§ Direction: Each line that includes the word "this" counts once; give the total and nothing more.
* start *
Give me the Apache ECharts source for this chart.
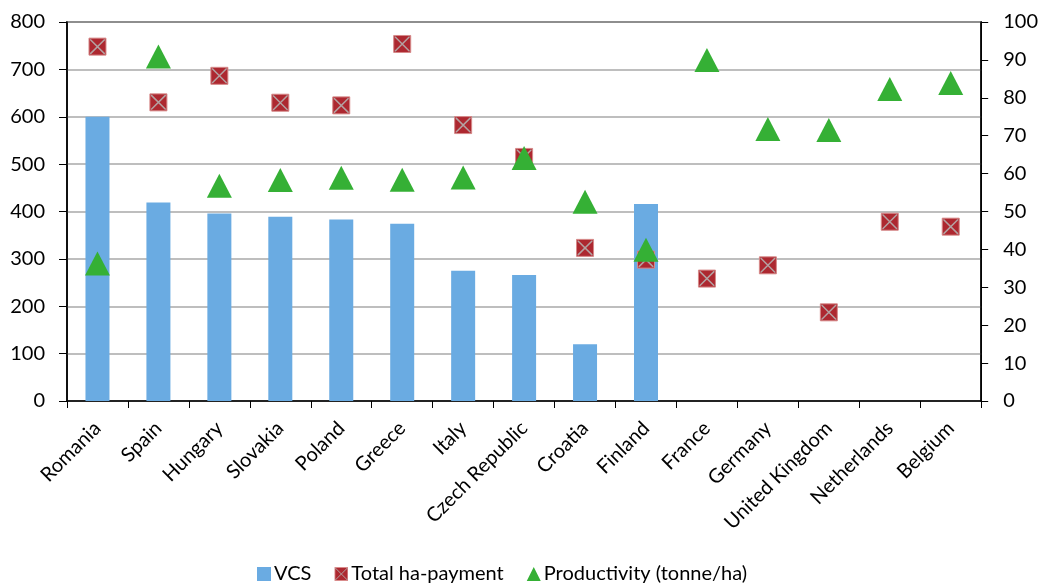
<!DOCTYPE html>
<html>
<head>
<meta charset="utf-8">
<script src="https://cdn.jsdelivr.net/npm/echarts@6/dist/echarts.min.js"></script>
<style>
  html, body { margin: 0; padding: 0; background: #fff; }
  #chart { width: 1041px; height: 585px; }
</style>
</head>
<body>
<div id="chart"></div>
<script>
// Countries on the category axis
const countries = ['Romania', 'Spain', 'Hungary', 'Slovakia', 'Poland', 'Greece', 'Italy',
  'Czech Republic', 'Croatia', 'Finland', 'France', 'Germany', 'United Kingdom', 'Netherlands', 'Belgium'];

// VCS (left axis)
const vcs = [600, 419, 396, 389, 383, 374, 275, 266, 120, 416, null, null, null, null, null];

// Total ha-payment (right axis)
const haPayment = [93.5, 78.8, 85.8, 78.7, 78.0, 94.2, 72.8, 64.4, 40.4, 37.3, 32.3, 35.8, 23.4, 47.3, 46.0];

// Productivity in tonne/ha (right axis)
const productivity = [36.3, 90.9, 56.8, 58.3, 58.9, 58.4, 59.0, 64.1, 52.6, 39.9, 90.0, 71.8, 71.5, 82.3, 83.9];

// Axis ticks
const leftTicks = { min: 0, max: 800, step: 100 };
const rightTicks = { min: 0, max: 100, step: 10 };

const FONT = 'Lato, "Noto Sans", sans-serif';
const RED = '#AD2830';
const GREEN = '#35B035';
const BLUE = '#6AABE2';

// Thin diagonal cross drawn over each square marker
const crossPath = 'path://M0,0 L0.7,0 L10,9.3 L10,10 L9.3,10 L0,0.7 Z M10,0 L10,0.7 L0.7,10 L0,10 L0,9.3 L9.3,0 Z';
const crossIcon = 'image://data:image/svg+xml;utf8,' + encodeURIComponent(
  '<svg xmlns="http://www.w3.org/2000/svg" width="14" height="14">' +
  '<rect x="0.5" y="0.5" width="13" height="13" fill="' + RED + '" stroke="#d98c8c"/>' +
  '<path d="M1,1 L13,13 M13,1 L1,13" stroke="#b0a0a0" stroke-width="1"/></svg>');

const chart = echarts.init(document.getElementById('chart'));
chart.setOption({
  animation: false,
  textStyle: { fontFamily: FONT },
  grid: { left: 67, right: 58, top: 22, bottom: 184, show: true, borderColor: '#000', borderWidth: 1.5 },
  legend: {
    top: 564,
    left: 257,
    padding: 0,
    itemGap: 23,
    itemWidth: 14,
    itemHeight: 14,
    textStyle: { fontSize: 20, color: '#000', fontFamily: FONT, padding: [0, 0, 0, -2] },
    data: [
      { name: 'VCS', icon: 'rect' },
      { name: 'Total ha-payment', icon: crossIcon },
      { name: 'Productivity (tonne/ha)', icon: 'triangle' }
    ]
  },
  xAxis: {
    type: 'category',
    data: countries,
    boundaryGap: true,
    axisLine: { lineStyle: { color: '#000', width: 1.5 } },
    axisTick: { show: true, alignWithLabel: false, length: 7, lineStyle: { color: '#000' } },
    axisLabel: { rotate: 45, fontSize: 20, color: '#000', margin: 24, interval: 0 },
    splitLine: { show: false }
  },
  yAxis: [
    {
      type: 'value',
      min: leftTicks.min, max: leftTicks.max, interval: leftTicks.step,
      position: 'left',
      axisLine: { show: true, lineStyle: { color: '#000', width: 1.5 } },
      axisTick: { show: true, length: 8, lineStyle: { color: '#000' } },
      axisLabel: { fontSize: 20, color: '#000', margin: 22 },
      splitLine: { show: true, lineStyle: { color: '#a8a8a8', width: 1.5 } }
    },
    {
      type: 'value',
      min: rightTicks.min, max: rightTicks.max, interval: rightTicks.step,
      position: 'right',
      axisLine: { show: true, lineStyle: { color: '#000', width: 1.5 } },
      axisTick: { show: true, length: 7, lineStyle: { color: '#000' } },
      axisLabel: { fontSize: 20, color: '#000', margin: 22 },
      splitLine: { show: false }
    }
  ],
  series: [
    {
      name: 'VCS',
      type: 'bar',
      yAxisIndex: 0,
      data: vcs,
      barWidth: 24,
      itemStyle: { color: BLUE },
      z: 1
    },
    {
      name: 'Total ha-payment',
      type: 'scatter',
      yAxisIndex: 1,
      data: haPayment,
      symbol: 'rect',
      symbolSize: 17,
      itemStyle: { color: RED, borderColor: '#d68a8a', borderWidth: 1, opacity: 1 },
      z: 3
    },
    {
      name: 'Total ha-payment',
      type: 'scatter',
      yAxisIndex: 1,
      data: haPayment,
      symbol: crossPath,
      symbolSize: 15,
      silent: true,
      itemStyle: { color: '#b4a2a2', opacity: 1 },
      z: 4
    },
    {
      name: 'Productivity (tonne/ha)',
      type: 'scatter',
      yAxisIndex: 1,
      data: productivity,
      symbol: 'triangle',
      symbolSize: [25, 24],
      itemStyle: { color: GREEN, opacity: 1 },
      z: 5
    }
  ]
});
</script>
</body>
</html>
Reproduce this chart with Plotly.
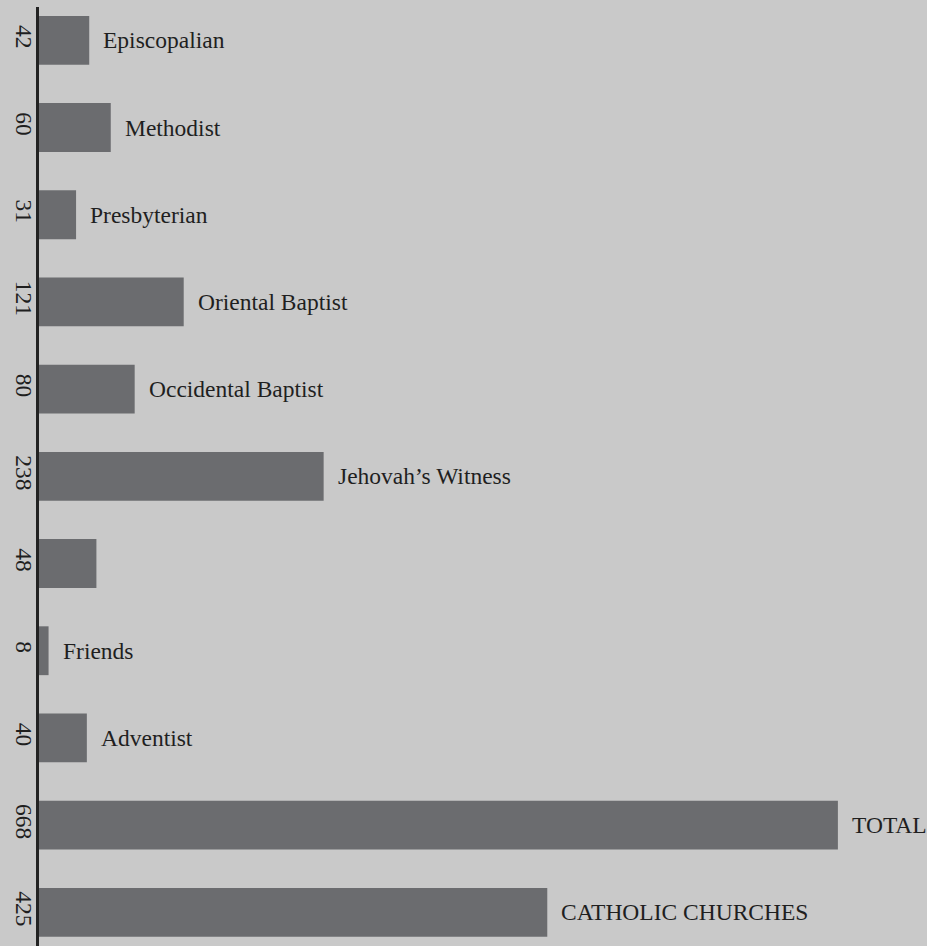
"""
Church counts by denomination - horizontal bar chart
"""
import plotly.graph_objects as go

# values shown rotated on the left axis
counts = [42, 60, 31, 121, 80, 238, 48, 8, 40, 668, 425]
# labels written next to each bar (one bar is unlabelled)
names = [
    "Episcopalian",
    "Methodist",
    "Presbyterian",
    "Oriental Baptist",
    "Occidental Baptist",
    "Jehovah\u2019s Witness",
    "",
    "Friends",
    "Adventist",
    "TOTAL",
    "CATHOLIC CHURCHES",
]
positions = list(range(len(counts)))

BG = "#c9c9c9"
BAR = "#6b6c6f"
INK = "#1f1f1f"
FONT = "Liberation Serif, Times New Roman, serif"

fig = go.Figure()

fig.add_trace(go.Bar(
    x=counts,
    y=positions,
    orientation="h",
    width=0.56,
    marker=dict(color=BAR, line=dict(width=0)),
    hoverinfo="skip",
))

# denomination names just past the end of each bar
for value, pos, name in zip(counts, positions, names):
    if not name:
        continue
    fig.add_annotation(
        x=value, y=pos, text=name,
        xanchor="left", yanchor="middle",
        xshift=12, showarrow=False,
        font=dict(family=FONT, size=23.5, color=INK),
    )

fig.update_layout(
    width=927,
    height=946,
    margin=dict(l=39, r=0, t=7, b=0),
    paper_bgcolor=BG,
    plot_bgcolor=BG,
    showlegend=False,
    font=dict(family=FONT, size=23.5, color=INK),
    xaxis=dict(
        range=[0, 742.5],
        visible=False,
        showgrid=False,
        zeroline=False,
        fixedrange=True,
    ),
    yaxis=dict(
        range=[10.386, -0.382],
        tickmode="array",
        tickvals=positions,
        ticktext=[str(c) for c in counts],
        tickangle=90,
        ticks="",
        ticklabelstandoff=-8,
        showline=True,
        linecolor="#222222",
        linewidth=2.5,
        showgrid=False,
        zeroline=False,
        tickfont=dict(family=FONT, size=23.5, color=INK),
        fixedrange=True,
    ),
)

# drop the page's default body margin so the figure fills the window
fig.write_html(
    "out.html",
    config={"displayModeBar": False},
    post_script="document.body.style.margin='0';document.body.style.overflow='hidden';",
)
* end *
§ Completed task: 2